360C.1121/5–146: Telegram

The Acting Secretary of State to the Ambassador in Poland (Lane)

592. In response to note of Polish FonOff in urtel 625, May 1, you are instructed to transmit to FonOff note reading in substance as follows:75

“My Govt has examined with particular interest the views expressed in Your Excellency’s note dated April 27, 1946 concerning the right of arrested persons claiming American citizenship to have officers of the AmEmbassy contact them personally to obtain directly from these persons the facts regarding their claim to American citizenship. My Govt has instructed me to state that it cannot accept the grounds upon which you undertake to justify failure to permit prompt access of American officers to such persons.

“With respect to Your Excellency’s statement that American legislation concerning citizenship is based on jus soli, while Polish legislation accepts jus sanguinis as basis for citizenship, I am directed to point out that, although under the provisions of Article 14 of the Amendments to the Constitution of the United States, ‘All persons born … in the United States and subject to the jurisdiction thereof, are citizens of the United States…,’ attention is also invited to the fact that the first session of the Congress of the United States provided by statute that children born abroad of American parents acquired American citizenship at birth. This statute was amended from time to time and the principle thereof is now incorporated in subsections c, d, and g of Section 201 and subsection b of Section 204, and Section 205 of the Nationality Act of 1940, which recognize the acquisition of American nationality at birth abroad. As a consequence it will be observed that American laws follow both of the principles mentioned in Your Excellency’s note.

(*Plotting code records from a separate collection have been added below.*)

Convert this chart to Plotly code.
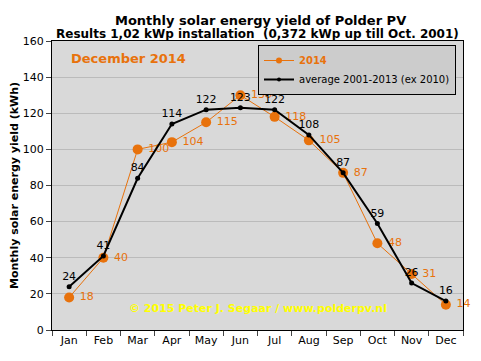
import plotly.graph_objects as go

months = ["Jan", "Feb", "Mar", "Apr", "May", "Jun", "Jul", "Aug", "Sep", "Oct", "Nov", "Dec"]
yield_2014 = [18, 40, 100, 104, 115, 130, 118, 105, 87, 48, 31, 14]
yield_avg = [24, 41, 84, 114, 122, 123, 122, 108, 87, 59, 26, 16]

ORANGE = "#E8720C"
FONT = "DejaVu Sans"

fig = go.Figure()
fig.add_trace(go.Scatter(
    x=months, y=yield_2014, mode="lines+markers+text",
    showlegend=False,
    line=dict(color=ORANGE, width=1),
    marker=dict(color=ORANGE, size=10),
    text=[" " + str(v) for v in yield_2014], textposition="middle right",
    textfont=dict(color=ORANGE, size=11, family=FONT),
    cliponaxis=False,
))
fig.add_trace(go.Scatter(
    x=months, y=yield_avg, mode="lines+markers+text",
    showlegend=False,
    line=dict(color="black", width=2),
    marker=dict(color="black", size=5),
    text=[str(v) for v in yield_avg], textposition="top center",
    textfont=dict(color="black", size=11, family=FONT),
    cliponaxis=False,
))
# legend entries (small symbols as in the reference legend)
fig.add_trace(go.Scatter(x=[None], y=[None], mode="lines+markers",
                         name="<b><span style='color:%s'>2014</span></b>" % ORANGE,
                         line=dict(color=ORANGE, width=1), marker=dict(color=ORANGE, size=6)))
fig.add_trace(go.Scatter(x=[None], y=[None], mode="lines+markers",
                         name="average 2001-2013 (ex 2010)",
                         line=dict(color="black", width=2), marker=dict(color="black", size=4)))

# the page has an 8px body margin: figure is placed at (8, 8)
W, H = 481 - 8, 361 - 8
L, T, R, B = 52 - 8, 41 - 8, W - (463 - 8), H - (330 - 8)
h = H - T - B

fig.update_layout(
    width=W, height=H,
    margin=dict(l=L, r=R, t=T, b=B, autoexpand=False),
    paper_bgcolor="white", plot_bgcolor="#D9D9D9",
    font=dict(family=FONT, size=11, color="black"),
    showlegend=True,
    legend=dict(x=(258 - 52) / 411, y=1 - (45 - 41) / h, xanchor="left", yanchor="top",
                bgcolor="#CCCCCC", bordercolor="black", borderwidth=1,
                font=dict(size=10, family=FONT), tracegroupgap=0, itemwidth=30),
    xaxis=dict(range=[-0.5, len(months) - 0.5], showgrid=False, ticks="outside",
               tickson="boundaries", ticklen=5,
               showline=True, linecolor="black", linewidth=1, mirror=True,
               tickfont=dict(size=11), automargin=False),
    yaxis=dict(range=[0, 160], dtick=20, showgrid=True, gridcolor="#BBBBBB", gridwidth=1,
               ticks="outside", ticklen=5, showline=True, linecolor="black", linewidth=1,
               mirror=True, zeroline=False, tickfont=dict(size=11), automargin=False,
               title=dict(text="<b>Monthly solar energy yield (kWh)</b>", font=dict(size=11), standoff=4)),
    annotations=[
        dict(text="<b>Monthly solar energy yield of Polder PV</b>", x=(260 - 52) / 411,
             y=1 + (41 - 11) / h, xref="paper", yref="paper", showarrow=False,
             font=dict(size=13)),
        dict(text="<b>Results 1,02 kWp installation  (0,372 kWp up till Oct. 2001)</b>", x=0.5,
             y=1 + (41 - 25) / h, xref="paper", yref="paper", showarrow=False,
             font=dict(size=12)),
        dict(text="<b>December 2014</b>", x=(69 - 52) / 411, y=(330 - 59) / h, xref="paper",
             yref="paper", xanchor="left", yanchor="middle", showarrow=False,
             font=dict(size=13, color=ORANGE)),
        dict(text="<b>© 2015 Peter J. Segaar / www.polderpv.nl</b>", x=(258 - 52) / 411,
             y=(330 - 317) / h, xref="paper", yref="paper", showarrow=False,
             font=dict(size=11, color="#FFFF00")),
    ],
)

fig.write_html("out.html")
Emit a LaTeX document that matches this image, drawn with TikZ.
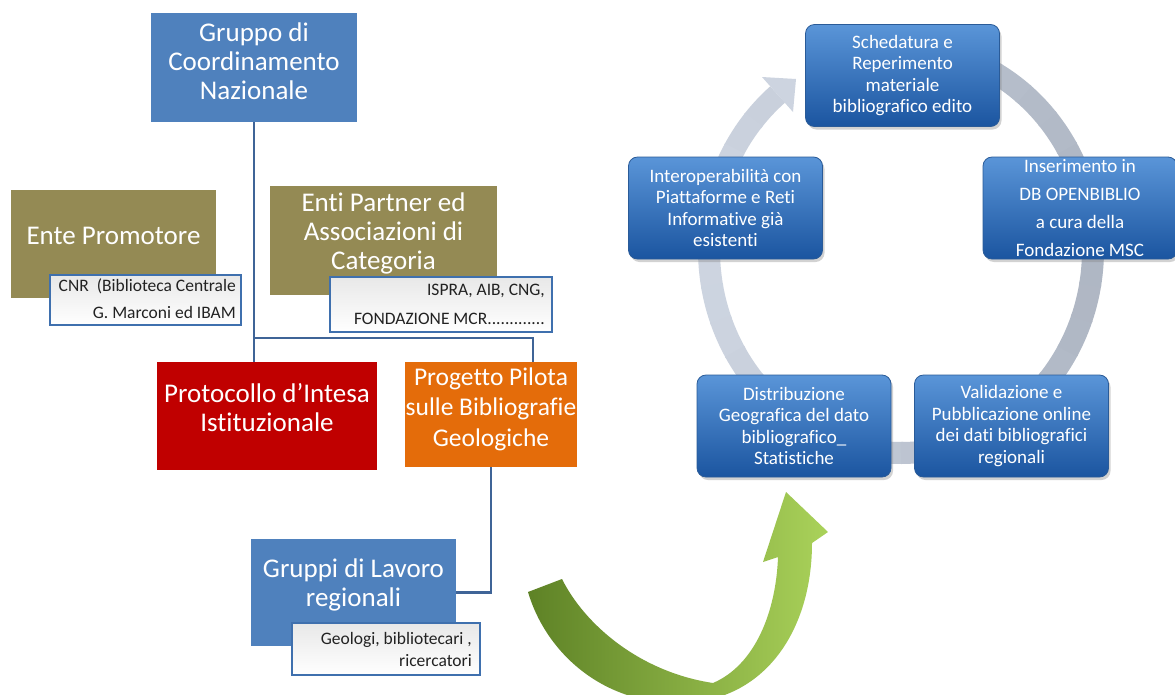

“Your reference to the proposed convention concerning certain problems pertaining to citizenship laws which was signed by the representatives of some governments during the international conference held under the sponsorship of the League of Nations at The Hague in 1930, has been noted. This Govt. did not sign the proposed convention because it was deemed inadequate in certain respects. Therefore it is not in any way bound by the provisions thereof. It is believed that the conclusion stated in your note that the convention should be considered as a ‘definition of a binding customary international standard’ is not warranted, especially as it is understood that this document has not been formally ratified by many of the nations that signed it. The rejection of the proposed convention by this Government is a [Page 469] clear indication that, so far as it is concerned, the convention is not ‘a binding customary international standard’.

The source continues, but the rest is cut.